Damit reicht es nicht mehr für eine große Koalition, erste Gedankenspiele einer Koalition von CDU und Linkspartei geistern durchs Land. Aber es kann auch schlimmer kommen. Einem jüngst veröffentlichten Rechenmodell zufolge ist es möglich, dass die AfD einen erheblichen Teil der Direktmandate gewinnt und stärkste Fraktion im Landtag wird.

AfD-Anhänger im Bekanntenkreis oft in der Mehrheit

Diese Prognosen verunsichern die Politik, insbesondere die CDU. Die Landesregierung versucht es mit einer Mischung aus Bürgerdialog und Sofortprogrammen, um vor allem auf dem Land Probleme zu beseitigen, die sie mit jahrelanger Sparpolitik erst herbeigeführt hat.

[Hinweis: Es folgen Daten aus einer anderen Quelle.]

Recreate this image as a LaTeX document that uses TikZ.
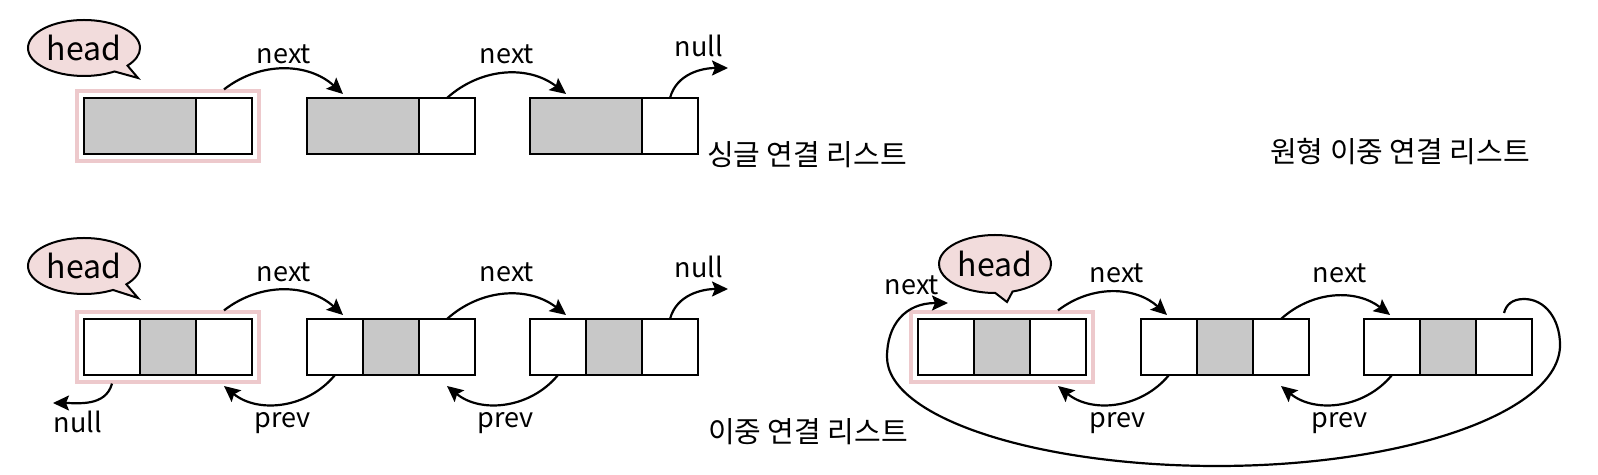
\documentclass[tikz,border=0pt]{standalone}
\usepackage{fontspec}
\setmainfont{Noto Sans CJK KR}
\usetikzlibrary{arrows.meta,shapes.callouts,fit}
\definecolor{cellgray}{HTML}{C8C8C8}
\definecolor{framepink}{HTML}{EDC9CC}
\definecolor{bubblepink}{HTML}{F2DCDC}
\tikzset{
  cell/.style={draw, line width=1.2pt, minimum width=28pt, minimum height=28pt, inner sep=0pt, outer sep=0pt, fill=white},
  datacell/.style={cell, fill=cellgray},
  headframe/.style={draw=framepink, line width=1.6pt, inner sep=3.5pt},
  bubble/.style={ellipse callout, draw, line width=1pt, fill=bubblepink, minimum width=56pt, minimum height=28pt, inner sep=0pt, callout pointer arc=18, font=\fontsize{16}{18}\selectfont},
  link/.style={line width=1.1pt, -{Stealth[length=8pt,width=7.5pt,inset=1.5pt]}},
  lbl/.style={font=\fontsize{13.5}{15}\selectfont},
  title/.style={font=\fontsize{14.5}{16}\selectfont},
}
\begin{document}
\begin{tikzpicture}[x=0.5pt, y=0.5pt]
    \useasboundingbox (0,0) rectangle (1598,475);
    % Singly linked list
    \foreach \i/\x in {1/84,2/307,3/530} {
      \node[datacell, minimum width=56pt] (s\i-a) at (\x+56,349) {};
      \node[cell] (s\i-b) at (\x+140,349) {};
    }
    \node[headframe, fit=(s1-a)(s1-b)] (sf) {};
    \node[bubble, callout absolute pointer={(138,397)}] (sh) at (84,427) {head};
    \coordinate (snull) at (728,407);
    \draw[link] (s1-b.north |- sf.north) to[bend left=40] ([xshift=-10pt,yshift=2pt]s2-a.north);
    \draw[link] (s2-b.north) to[bend left=40] ([xshift=-10pt,yshift=2pt]s3-a.north);
    \draw[link] (s3-b.north) to[out=75,in=180] (snull);
    \node[lbl] (sn1) at (284,421) {next};
    \node[lbl] (sn2) at (507,421) {next};
    \node[lbl] (sn3) at (699,429) {null};
    \node[title] (st) at (807,320) {싱글 연결 리스트};

    % Doubly linked list
    \foreach \i/\x in {1/84,2/307,3/530} {
      \node[cell] (d\i-a) at (\x+28,128) {};
      \node[datacell] (d\i-b) at (\x+84,128) {};
      \node[cell] (d\i-c) at (\x+140,128) {};
    }
    \node[headframe, fit=(d1-a)(d1-c)] (df) {};
    \node[bubble, callout absolute pointer={(138,177)}] (dh) at (84,209) {head};
    \coordinate (dnull) at (728,186);
    \coordinate (dnullb) at (53,72);
    \draw[link] (d1-c.north |- df.north) to[bend left=40] ([xshift=4pt,yshift=2pt]d2-a.north);
    \draw[link] (d2-c.north) to[bend left=40] ([xshift=4pt,yshift=2pt]d3-a.north);
    \draw[link] (d3-c.north) to[out=75,in=180] (dnull);
    \draw[link] (d2-a.south) to[bend left=45] ([yshift=-5.5pt]d1-c.south);
    \draw[link] (d3-a.south) to[bend left=45] ([yshift=-5.5pt]d2-c.south);
    \draw[link] (d1-a.south |- df.south) to[out=255,in=0] (dnullb);
    \node[lbl] (dn1) at (284,203) {next};
    \node[lbl] (dn2) at (507,203) {next};
    \node[lbl] (dn3) at (699,208) {null};
    \node[lbl] (dn4) at (78,53) {null};
    \node[lbl] (dp1) at (283,52) {prev};
    \node[lbl] (dp2) at (506,52) {prev};
    \node[title] (dt) at (808,43) {이중 연결 리스트};

    % Circular doubly linked list
    \foreach \i/\x in {1/918,2/1141,3/1364} {
      \node[cell] (c\i-a) at (\x+28,128) {};
      \node[datacell] (c\i-b) at (\x+84,128) {};
      \node[cell] (c\i-c) at (\x+140,128) {};
    }
    \node[headframe, fit=(c1-a)(c1-c)] (cf) {};
    \node[bubble, minimum height=29pt, callout absolute pointer={(1007,173)}] (ch) at (995,211) {head};
    \coordinate (cloop) at (948,172);
    \draw[link] (c1-c.north |- cf.north) to[bend left=40] ([xshift=-1pt,yshift=2pt]c2-a.north);
    \draw[link] (c2-c.north) to[bend left=40] ([xshift=-1pt,yshift=2pt]c3-a.north);
    \draw[link] (c2-a.south) to[bend left=45] ([yshift=-5.5pt]c1-c.south);
    \draw[link] (c3-a.south) to[bend left=45] ([yshift=-5.5pt]c2-c.south);
    \draw[link] ([yshift=3pt]c3-c.north) .. controls (1506,170) and (1512,176) .. (1524,176)
        .. controls (1545,176) and (1560,156) .. (1560,130)
        .. controls (1560,63) and (1406,9) .. (1217,9)
        .. controls (1035,9) and (887,58) .. (887,118)
        .. controls (887,150) and (905,172) .. (cloop);
    \node[lbl] (cn0) at (912,190) {next};
    \node[lbl] (cn1) at (1117,202) {next};
    \node[lbl] (cn2) at (1340,202) {next};
    \node[lbl] (cp1) at (1118,52) {prev};
    \node[lbl] (cp2) at (1340,52) {prev};
    \node[title] (ct) at (1400,323) {원형 이중 연결 리스트};
\end{tikzpicture}
\end{document}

Die CDU sucht aber auch immer mal wieder die Nähe zu Horst Seehofer und der CSU. Sachsen ist das einzige Bundesland, das den Ankerzentren sofort zustimmte.

Verunsicherung ist aber auch bei jenen Sachsen zu spüren, die gegen AfD und Pegida eingestellt sind. In Leserbriefen dominieren oft rechte Stimmen. Die anderen halten sich zurück. Ein typisches Beispiel: Eine Leserin wendet sich an ihre Zeitung und lobt sie, mutig Standpunkte gegen AfD und Pegida zu beziehen, die ihr aus dem Herzen sprechen. Und dann kommt der Nachsatz: Bitte diesen Brief nicht veröffentlichen. In vielen Familien, in Freundeskreisen und unter Kollegen sind die AfD-Anhänger inzwischen in der Mehrheit, Widerspruch wird dort oft harsch abgewiesen, wenn nicht niedergebrüllt. Langjährige Beziehungen stehen auf dem Spiel.

Aber es gibt auch einen anderen Trend. Gerade die Geschichte mit dem „Hutbürger“ hat viele Sachsen zu deutlichen Stellungnahmen veranlasst, gegen Pegida und den Ausländerhass, für die Pressefreiheit, für eine bessere Ausbildung der Polizei. Die Demos gegen die Identitären waren mindestens genauso groß wie die der Rechten. Es entstehen neue Initiativen. Viele Sachsen unterstützen Flüchtlinge.

Ihre wichtigste Sorge in diesen Tagen ist, dass die Deutschen glauben, die Sachsen sind eben so. Braun und nicht ganz bei Trost. Nichts ist jetzt schlimmer für das Selbstbewusstsein.